Data items
— begin —

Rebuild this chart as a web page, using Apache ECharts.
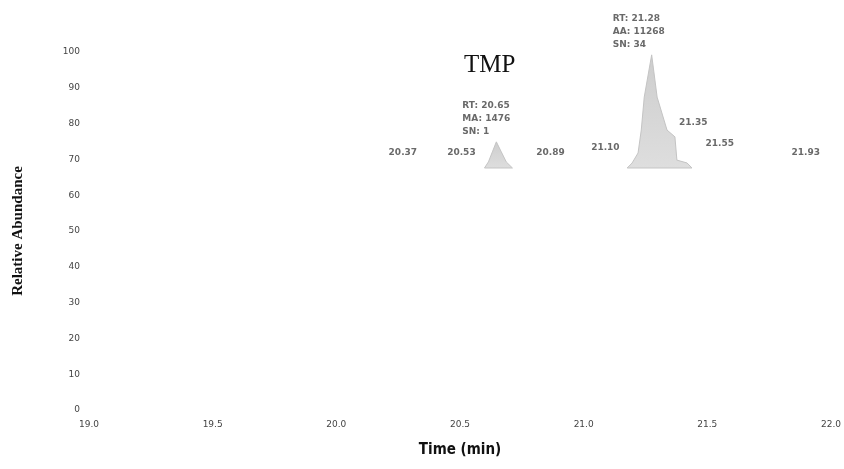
<!DOCTYPE html>
<html><head><meta charset="utf-8">
<script src="https://cdn.jsdelivr.net/npm/echarts@6/dist/echarts.min.js"></script>
<style>html,body{margin:0;padding:0;background:#fff}#c{width:844px;height:469px}</style>
</head><body><div id="c"></div>
<script>
// ---- data ----
const xTickValues = [19.0, 19.5, 20.0, 20.5, 21.0, 21.5, 22.0];
const yTickValues = [0, 10, 20, 30, 40, 50, 60, 70, 80, 90, 100];

const peak1Time  = [20.599, 20.615, 20.631, 20.647, 20.667, 20.687, 20.712];
const peak1Abund = [67.6, 69.3, 72.1, 74.9, 72.1, 69.3, 67.6];

const peak2Time  = [21.176, 21.196, 21.220, 21.233, 21.245, 21.275, 21.297, 21.337, 21.369, 21.377, 21.418, 21.438];
const peak2Abund = [67.6, 69.0, 71.8, 78.2, 87.4, 99.2, 87.4, 78.2, 76.3, 69.8, 69.0, 67.6];

const rtLabels     = ['20.37', '20.53', '20.89', '21.10', '21.35', '21.55', '21.93'];
const rtLabelTime  = [20.37, 20.53, 20.89, 21.10, 21.35, 21.55, 21.93];
const rtLabelAbund = [71.8, 71.8, 71.8, 73.2, 80.2, 74.3, 71.8];

const apexTime  = [20.647, 21.275];
const apexAbund = [74.9, 99.2];
const apexInfo  = [['RT: 20.65', 'MA: 1476', 'SN: 1'], ['RT: 21.28', 'AA: 11268', 'SN: 34']];

const compoundName = 'TMP';

// ---- styles / layout ----
const rtLabelOffsets = [[-25, 0], [-6, 0], [-6, 0], [-3, 0], [23, 0], [0, 0], [-8, 0]];
const apexLabelOffsets = [[-34, 0], [-39, 0]];
const smallFont = { fontFamily: 'DejaVu Sans', fontSize: 9, fontWeight: 'bold', color: '#444' };

function peakSeries(times, abund) {
  return {
    type: 'custom',
    data: times.map((t, i) => [t, abund[i]]),
    encode: { x: 0, y: 1 },
    silent: true,
    renderItem: function (params, api) {
      if (params.dataIndex !== 0) return null;
      const pts = times.map((t, i) => api.coord([t, abund[i]]));
      return {
        type: 'polygon',
        shape: { points: pts },
        style: {
          fill: new echarts.graphic.LinearGradient(0, 0, 0, 1, [
            { offset: 0, color: '#cdcdcd' }, { offset: 1, color: '#dedede' }
          ]),
          stroke: '#c4c4c4', lineWidth: 1
        }
      };
    }
  };
}

const chart = echarts.init(document.getElementById('c'), null, { renderer: 'canvas' });
chart.setOption({
  animation: false,
  backgroundColor: '#fff',
  title: {
    text: compoundName, left: 464, top: 53, padding: 0,
    textStyle: { fontFamily: 'Liberation Serif', fontSize: 25, fontWeight: 'normal', color: '#111' }
  },
  grid: { left: 89, right: 13, top: 52, bottom: 59 },
  xAxis: {
    type: 'value', min: 19.0, max: 22.0, interval: 0.5,
    name: 'Time (min)', nameLocation: 'middle', nameGap: 33,
    nameTextStyle: { fontFamily: "'DejaVu Sans Condensed', 'Liberation Sans Narrow', 'DejaVu Sans', sans-serif", fontSize: 15, fontWeight: 'bold', color: '#111' },
    axisLine: { show: false }, axisTick: { show: false }, splitLine: { show: false },
    axisLabel: {
      margin: 10, fontFamily: 'DejaVu Sans', fontSize: 9, color: '#444',
      customValues: xTickValues,
      formatter: v => v.toFixed(1)
    }
  },
  yAxis: {
    type: 'value', min: 0, max: 100, interval: 10,
    name: 'Relative Abundance', nameLocation: 'middle', nameGap: 63, nameRotate: 90,
    nameTextStyle: { fontFamily: 'Liberation Serif', fontSize: 15, fontWeight: 'bold', color: '#111' },
    axisLine: { show: false }, axisTick: { show: false }, splitLine: { show: false },
    axisLabel: {
      margin: 9, fontFamily: 'DejaVu Sans', fontSize: 9, color: '#444',
      customValues: yTickValues
    }
  },
  series: [
    peakSeries(peak1Time, peak1Abund),
    peakSeries(peak2Time, peak2Abund),
    {
      type: 'scatter', symbolSize: 0, silent: true,
      data: rtLabelTime.map((t, i) => ({
        value: [t, rtLabelAbund[i]],
        label: { offset: rtLabelOffsets[i] }
      })),
      label: Object.assign({
        show: true, position: 'inside',
        formatter: p => rtLabels[p.dataIndex]
      }, smallFont)
    },
    {
      type: 'scatter', symbolSize: 0, silent: true,
      data: apexTime.map((t, i) => ({
        value: [t, apexAbund[i]],
        label: { offset: apexLabelOffsets[i] }
      })),
      label: Object.assign({
        show: true, position: 'top', distance: 4, align: 'left', lineHeight: 13,
        formatter: p => apexInfo[p.dataIndex].join('\n')
      }, smallFont)
    }
  ]
});
</script></body></html>
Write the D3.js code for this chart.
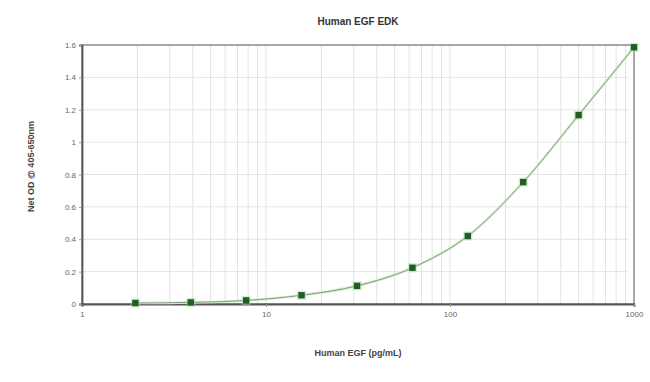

— end —

Exercise brief: Skip the pictures and quote each line of the entries above, from the first through the line with "69.8, 69.0, 67.6];", exactly as it appears.

Output below:
Rebuild this chart as a web page, using Apache ECharts.
<!DOCTYPE html>
<html><head><meta charset="utf-8">
<script src="https://cdn.jsdelivr.net/npm/echarts@6/dist/echarts.min.js"></script>
<style>html,body{margin:0;padding:0;background:#fff}#c{width:844px;height:469px}</style>
</head><body><div id="c"></div>
<script>
// ---- data ----
const xTickValues = [19.0, 19.5, 20.0, 20.5, 21.0, 21.5, 22.0];
const yTickValues = [0, 10, 20, 30, 40, 50, 60, 70, 80, 90, 100];

const peak1Time  = [20.599, 20.615, 20.631, 20.647, 20.667, 20.687, 20.712];
const peak1Abund = [67.6, 69.3, 72.1, 74.9, 72.1, 69.3, 67.6];

const peak2Time  = [21.176, 21.196, 21.220, 21.233, 21.245, 21.275, 21.297, 21.337, 21.369, 21.377, 21.418, 21.438];
const peak2Abund = [67.6, 69.0, 71.8, 78.2, 87.4, 99.2, 87.4, 78.2, 76.3, 69.8, 69.0, 67.6];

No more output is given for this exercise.